I would caution against reading too much into the result of timeit or of running this operation in a loop the way that you do in the benchmark. You don’t really want to compute a / b * c for the exact same arrays a, b and c 10000 times in a loop. That means that the benchmark is not realistic and if cache effects are significant then you should not assume that any differences would carry over to a real situation. In a real situation you must be either modifying the arrays a, b and c or using different arrays each time and either of those things can be expected to affect the sort of timing that you have measured.
Also you should not time B right after A especially when they both access the same memory. Either alternate measurements (A, B, A, B, …) or time them in separate processes.
Ultimately the thing to do here is to measure the effect of the different versions in the context of a real program with a real workload rather than a microbenchmark. Even then bear in mind that it could vary by hardware, operating system, how NumPy was built, Python version/implementation etc so it is very much possible that you see differences on one machine that don’t carry over to another.
If you do really need to optimise this one operation as hard as possible then there are many possible things that might speed it up but it really depends on the context. You could try numexpr or something that uses GPU. If you often use the same array b you could precompute b1 = 1 / b to use multiplication instead of division. It might be that you can get away with 32-bit floats. It might make sense to have globally allocated arrays that get reused. The operation is possibly too short to benefit from using threads internally but if you are doing it many times with different arrays then you could distribute the operations over multiple threads at a higher level.
Note that this is not equivalent because it mutates a. That might be fine in your application but these two functions are not interchangeable:
def f(a, b, c):
return a / b * c
def g(a, b, c):
x = a
x /= b
x *= c
return x
I have seen many people get into trouble with this subtle difference so a function like g is dangerous if it is not obvious to the caller what it is doing.
Thank you for the detailed reply. You’re right, the microbenchmark is not very realistic.
We measured the effect on real data first (it was faster, about 1.8x) and then tried to come up with a micro benchmark that replicated the effect (In hindsight a slightly more detailed benchmark would be better). In production the code is something like:
for group in groups:
a = mapper_a[f1(group)]
b = mapper_b[f2(group)]
c = mapper_c[f3(group)]
x = a / b * c
where we have many groups, but they map to only few a, b and cs (i.e. f1, f2 and f3 can only be one of few values). So it is possible that we reuse a, b and c in multiple instances. We also considered precomputing the combinations of as, bs and cs, which comes with its own advantages and downsides.

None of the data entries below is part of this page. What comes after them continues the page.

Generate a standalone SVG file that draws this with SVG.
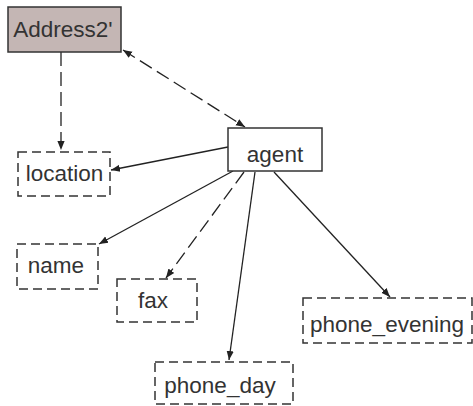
<svg xmlns="http://www.w3.org/2000/svg" width="473" height="406" viewBox="0 0 473 406">
<defs>
<marker id="ah" viewBox="0 0 10 10" refX="10" refY="5" markerWidth="9" markerHeight="9" markerUnits="userSpaceOnUse" orient="auto-start-reverse">
<path d="M0,1 L10,5 L0,9 z" fill="#222"/>
</marker>
</defs>
<style>
.t{font-family:"Liberation Sans",Arial,sans-serif;font-size:22.5px;fill:#333;text-anchor:middle}
.solid{fill:#fff;stroke:#333;stroke-width:1.5}
.dash{fill:#fff;stroke:#333;stroke-width:1.5;stroke-dasharray:9 5}
.c{fill:none;stroke:#222;stroke-width:1.3}
.cd{fill:none;stroke:#222;stroke-width:1.3;stroke-dasharray:14 6}
</style>
<g id="connectors">
<line class="cd" x1="61" y1="52" x2="61" y2="150" marker-end="url(#ah)"/>
<line class="cd" x1="123" y1="50" x2="245" y2="127" marker-start="url(#ah)" marker-end="url(#ah)"/>
<line class="c" x1="228" y1="147" x2="111" y2="170" marker-end="url(#ah)"/>
<line class="c" x1="233" y1="171" x2="99" y2="244" marker-end="url(#ah)"/>
<line class="cd" x1="244" y1="172" x2="166" y2="278" marker-end="url(#ah)"/>
<line class="c" x1="255" y1="172" x2="229" y2="360" marker-end="url(#ah)"/>
<line class="c" x1="274" y1="172" x2="390" y2="297" marker-end="url(#ah)"/>
</g>
<g id="address2">
<rect x="8" y="7" width="113" height="45" fill="#c4b6b4" stroke="#333" stroke-width="1.5"/>
<text class="t" x="63" y="37">Address2'</text>
</g>
<g id="agent">
<rect class="solid" x="228" y="128" width="94" height="43"/>
<text class="t" x="275" y="162">agent</text>
</g>
<g id="location">
<rect class="dash" x="18" y="152" width="92" height="44"/>
<text class="t" x="64.5" y="181">location</text>
</g>
<g id="name">
<rect class="dash" x="17" y="244" width="81" height="45"/>
<text class="t" x="56" y="273">name</text>
</g>
<g id="fax">
<rect class="dash" x="117" y="279" width="80" height="43"/>
<text class="t" x="153" y="308">fax</text>
</g>
<g id="phone_day">
<rect class="dash" x="155" y="362" width="138" height="42"/>
<text class="t" x="220" y="393">phone_day</text>
</g>
<g id="phone_evening">
<rect class="dash" x="303" y="298" width="169" height="45"/>
<text class="t" x="387" y="332">phone_evening</text>
</g>
</svg>
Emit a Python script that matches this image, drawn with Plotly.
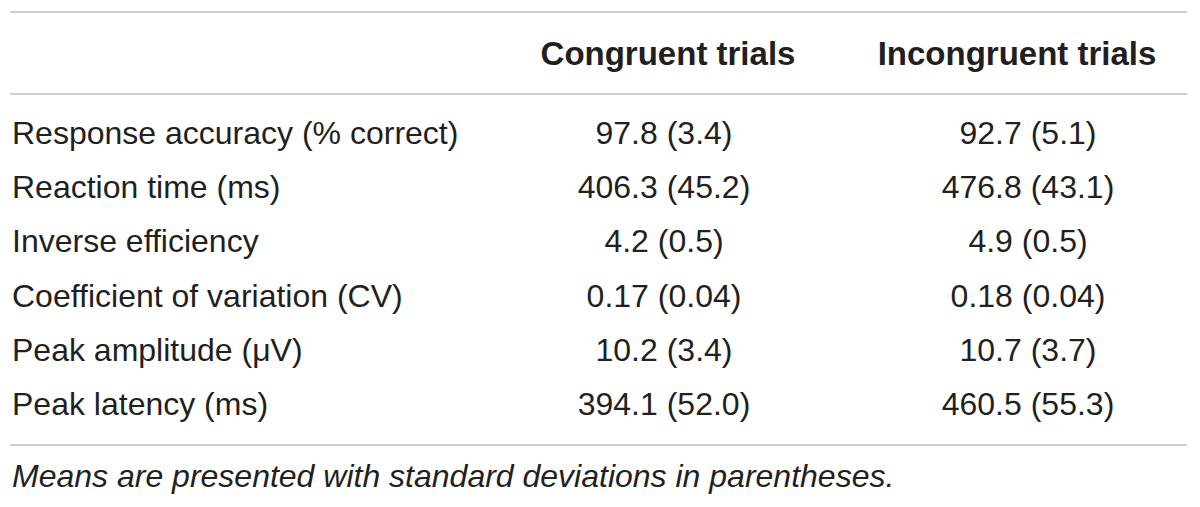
import plotly.graph_objects as go

# Table contents
row_labels = [
    "Response accuracy (% correct)",
    "Reaction time (ms)",
    "Inverse efficiency",
    "Coefficient of variation (CV)",
    "Peak amplitude (\u03bcV)",
    "Peak latency (ms)",
]
col_headers = ["Congruent trials", "Incongruent trials"]
congruent = ["97.8 (3.4)", "406.3 (45.2)", "4.2 (0.5)", "0.17 (0.04)", "10.2 (3.4)", "394.1 (52.0)"]
incongruent = ["92.7 (5.1)", "476.8 (43.1)", "4.9 (0.5)", "0.18 (0.04)", "10.7 (3.7)", "460.5 (55.3)"]
footnote = "Means are presented with standard deviations in parentheses."

W, H = 1200, 507
FONT = "Liberation Sans"
COLOR = "#231f20"
LINE = "#cfcfcf"

row_y = [136 + 54.2 * i for i in range(len(row_labels))]
header_y = 57
header_x = [668, 1017]
value_x = [664, 1028]

fig = go.Figure()

# row labels
fig.add_trace(go.Scatter(
    x=[12] * len(row_labels), y=row_y, text=row_labels,
    mode="text", textposition="middle right",
    textfont=dict(family=FONT, size=32, color=COLOR),
    hoverinfo="skip", showlegend=False,
))

# value columns
for xv, vals in zip(value_x, [congruent, incongruent]):
    fig.add_trace(go.Scatter(
        x=[xv] * len(vals), y=row_y, text=vals,
        mode="text", textposition="middle center",
        textfont=dict(family=FONT, size=32, color=COLOR),
        hoverinfo="skip", showlegend=False,
    ))

# headers
fig.add_trace(go.Scatter(
    x=header_x, y=[header_y] * 2, text=["<b>%s</b>" % h for h in col_headers],
    mode="text", textposition="middle center",
    textfont=dict(family=FONT, size=33, color=COLOR),
    hoverinfo="skip", showlegend=False,
))

# footnote
fig.add_trace(go.Scatter(
    x=[12], y=[479], text=["<i>%s</i>" % footnote],
    mode="text", textposition="middle right",
    textfont=dict(family=FONT, size=32, color=COLOR),
    hoverinfo="skip", showlegend=False,
))

# horizontal rules
for yl in [12, 94, 445]:
    fig.add_shape(type="line", x0=10, x1=1187, y0=yl, y1=yl,
                  line=dict(color=LINE, width=2), layer="below")

fig.update_layout(
    width=W, height=H,
    margin=dict(l=0, r=0, t=0, b=0),
    paper_bgcolor="white", plot_bgcolor="white",
    xaxis=dict(range=[0, W], visible=False, fixedrange=True),
    yaxis=dict(range=[H, 0], visible=False, fixedrange=True),
)

fig.write_html("out.html", config={"displayModeBar": False},
               post_script="document.body.style.margin='0';")
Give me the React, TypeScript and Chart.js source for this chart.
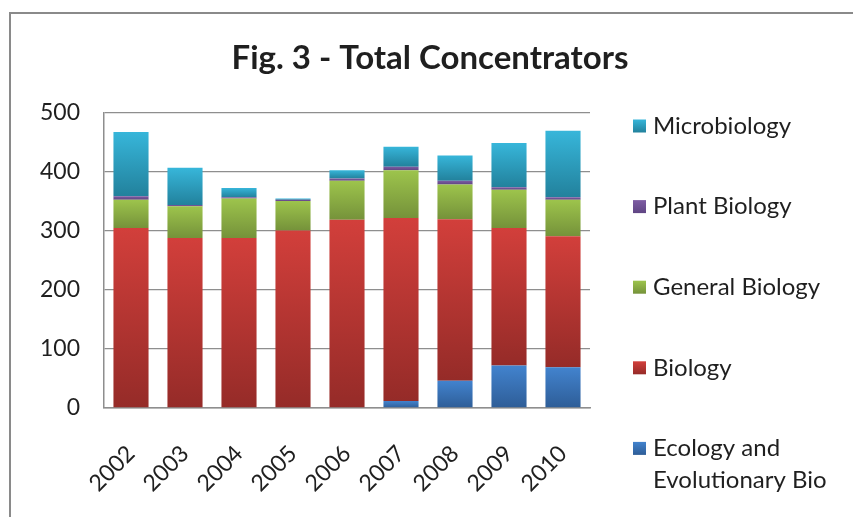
import React, { useEffect, useRef } from "react";
import { Chart, registerables } from "chart.js";

Chart.register(...registerables);

const years = ["2002", "2003", "2004", "2005", "2006", "2007", "2008", "2009", "2010"];
const ecology = [0, 0, 0, 0, 0, 12, 46, 72, 69];
const biology = [305, 288, 288, 301, 319, 310, 274, 233, 222];
const generalBio = [48, 54, 67, 50, 66, 81, 59, 65, 62];
const plantBio = [6, 2, 2, 2, 4, 6, 6, 4, 4];
const microBio = [109, 63, 16, 2, 14, 34, 43, 75, 113];
const yTicks = [0, 100, 200, 300, 400, 500];
const titleText = "Fig. 3 - Total Concentrators";

const seriesList = [ecology, biology, generalBio, plantBio, microBio];
const seriesNames = [["Ecology and", "Evolutionary Bio"], ["Biology"], ["General Biology"], ["Plant Biology"], ["Microbiology"]];
const lightColors = ["#4283ce", "#d23f3b", "#9dc44c", "#7d5ca3", "#37b6da"];
const darkColors = ["#2e5d97", "#952b28", "#75923a", "#5f4583", "#22819c"];

function gradFor(k: number) {
  return (ctx: any) => {
    const chart = ctx.chart;
    const y = chart.scales && chart.scales.y;
    if (!chart.chartArea || !y || ctx.type !== "data") return darkColors[k];
    const i = ctx.dataIndex;
    let base = 0;
    for (let j = 0; j < k; j++) base += seriesList[j][i];
    const top = base + seriesList[k][i];
    const y0 = y.getPixelForValue(top);
    const y1 = y.getPixelForValue(base);
    if (y1 - y0 < 1) return lightColors[k];
    const g = chart.ctx.createLinearGradient(0, y0, 0, y1);
    g.addColorStop(0, lightColors[k]);
    g.addColorStop(1, darkColors[k]);
    return g;
  };
}

const legendPlugin = {
  id: "customLegend",
  afterDraw(chart: any) {
    const c = chart.ctx;
    c.save();
    // title
    c.font = "bold 33px Lato";
    c.textAlign = "center";
    c.textBaseline = "middle";
    c.fillStyle = "#1f1f1f";
    c.fillText(titleText, 430, 58);
    // legend
    c.textAlign = "left";
    c.font = "24px Lato";
    const order = [4, 3, 2, 1, 0];
    const x0 = 633;
    const startY = 126;
    const step = 80.6;
    order.forEach((k, idx) => {
      const cy = startY + idx * step;
      const g = c.createLinearGradient(0, cy - 6.5, 0, cy + 6.5);
      g.addColorStop(0, lightColors[k]);
      g.addColorStop(1, darkColors[k]);
      c.fillStyle = g;
      c.fillRect(x0, cy - 6.5, 13, 13);
      c.fillStyle = "#1f1f1f";
      const lines = (chart.data.datasets[k].legendLines as string[]) || [chart.data.datasets[k].label];
      lines.forEach((t: string, li: number) => {
        c.fillText(t, 653, cy + li * 32);
      });
    });
    c.restore();
  },
};

export default function App() {
  const ref = useRef<HTMLCanvasElement | null>(null);
  useEffect(() => {
    if (!ref.current) return;
    Chart.defaults.font.family = "Lato";
    const chart = new Chart(ref.current, {
      type: "bar",
      data: {
        labels: years,
        datasets: seriesList.map((d, k) => ({
          label: seriesNames[k].join(" "),
          legendLines: seriesNames[k],
          data: d,
          backgroundColor: gradFor(k),
          borderWidth: 0,
          barPercentage: 0.65,
          categoryPercentage: 1,
        })) as any,
      },
      options: {
        animation: false,
        responsive: false,
        maintainAspectRatio: false,
        layout: { padding: { left: 10, right: 263, top: 113, bottom: 0 } },
        plugins: {
          legend: { display: false },
          tooltip: { enabled: false },
          title: { display: false },
        },
        scales: {
          x: {
            stacked: true,
            grid: { display: false, drawTicks: false },
            border: { display: true, color: "#8e8e8e", width: 1.5 },
            ticks: {
              color: "#1f1f1f",
              font: { size: 23 },
              minRotation: 45,
              maxRotation: 45,
              padding: 32,
              autoSkip: false,
            },
            afterFit: (s: any) => {
              s.height = 109;
            },
          },
          y: {
            stacked: true,
            min: 0,
            max: 500,
            afterBuildTicks: (s: any) => {
              s.ticks = yTicks.map((v) => ({ value: v }));
            },
            grid: { color: "#8e8e8e", lineWidth: 1.3, drawTicks: false },
            border: { display: true, color: "#8e8e8e", width: 1.5 },
            ticks: { color: "#1f1f1f", font: { size: 23 }, padding: 24 },
            afterFit: (s: any) => {
              s.width = 94;
            },
          },
        },
      },
      plugins: [legendPlugin],
    } as any);
    return () => chart.destroy();
  }, []);
  return (
    <div style={{ position: "fixed", left: 0, top: 0, width: 853, height: 517, background: "#fff" }}>
      <canvas ref={ref} width={853} height={517} style={{ position: "absolute", left: 0, top: 0 }} />
      <div
        style={{
          position: "absolute",
          left: 9,
          top: 12,
          right: 0,
          bottom: 0,
          borderTop: "2px solid #8a8a8a",
          borderLeft: "2px solid #8a8a8a",
          pointerEvents: "none",
        }}
      />
    </div>
  );
}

It is not so much about further optimising this specific instruction, I was more interested why we see the effect.
When I do alternate measurements or when I generate new arrays for every calculation the measurements are about equal with some variation. So you are right that the memory access does have some influence there.
So is the multiplication in (a / b) * c, under some conditions. If numpy can correctly figure out that an array only has one reference and is going to be deleted after an operation, it instead modifies it inplace and prevents the deletion. But when exactly this optimization can be applied is very unreliable and you should never rely on it. As you can see, it can easily change between python versions, in this case probably because of changes in the bytecode interpreter that means that this optimization is no longer as applicable.